Begin at the first line and end at the line containing "ax.axis('off')". Extract exactly those lines.

###

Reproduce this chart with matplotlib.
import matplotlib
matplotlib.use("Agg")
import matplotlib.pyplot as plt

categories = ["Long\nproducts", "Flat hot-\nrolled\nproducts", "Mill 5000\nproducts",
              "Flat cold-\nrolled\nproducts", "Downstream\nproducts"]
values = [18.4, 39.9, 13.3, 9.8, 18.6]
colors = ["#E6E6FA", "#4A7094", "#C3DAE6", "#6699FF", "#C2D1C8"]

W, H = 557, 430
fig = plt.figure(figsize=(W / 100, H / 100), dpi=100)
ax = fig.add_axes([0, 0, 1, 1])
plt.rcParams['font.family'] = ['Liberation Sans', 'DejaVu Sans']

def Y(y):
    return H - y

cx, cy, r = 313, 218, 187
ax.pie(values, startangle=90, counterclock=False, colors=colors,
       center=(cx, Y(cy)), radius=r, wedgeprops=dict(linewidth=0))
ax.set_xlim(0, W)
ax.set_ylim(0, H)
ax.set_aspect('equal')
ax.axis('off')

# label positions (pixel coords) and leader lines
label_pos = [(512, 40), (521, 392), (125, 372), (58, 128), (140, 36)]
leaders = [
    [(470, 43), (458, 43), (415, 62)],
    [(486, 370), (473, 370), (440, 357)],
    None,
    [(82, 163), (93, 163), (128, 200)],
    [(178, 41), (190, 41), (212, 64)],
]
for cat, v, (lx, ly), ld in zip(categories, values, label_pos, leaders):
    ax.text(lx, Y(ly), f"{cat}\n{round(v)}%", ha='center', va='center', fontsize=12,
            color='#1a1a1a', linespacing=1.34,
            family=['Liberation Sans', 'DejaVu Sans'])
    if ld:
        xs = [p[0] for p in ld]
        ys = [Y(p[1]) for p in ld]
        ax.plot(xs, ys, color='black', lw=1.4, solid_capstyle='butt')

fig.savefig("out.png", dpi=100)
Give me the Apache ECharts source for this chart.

###

TASK SOLUTION
Reproduce this chart with matplotlib.
import matplotlib
matplotlib.use("Agg")
import matplotlib.pyplot as plt

categories = ["Long\nproducts", "Flat hot-\nrolled\nproducts", "Mill 5000\nproducts",
              "Flat cold-\nrolled\nproducts", "Downstream\nproducts"]
values = [18.4, 39.9, 13.3, 9.8, 18.6]
colors = ["#E6E6FA", "#4A7094", "#C3DAE6", "#6699FF", "#C2D1C8"]

W, H = 557, 430
fig = plt.figure(figsize=(W / 100, H / 100), dpi=100)
ax = fig.add_axes([0, 0, 1, 1])
plt.rcParams['font.family'] = ['Liberation Sans', 'DejaVu Sans']

def Y(y):
    return H - y

cx, cy, r = 313, 218, 187
ax.pie(values, startangle=90, counterclock=False, colors=colors,
       center=(cx, Y(cy)), radius=r, wedgeprops=dict(linewidth=0))
ax.set_xlim(0, W)
ax.set_ylim(0, H)
ax.set_aspect('equal')
ax.axis('off')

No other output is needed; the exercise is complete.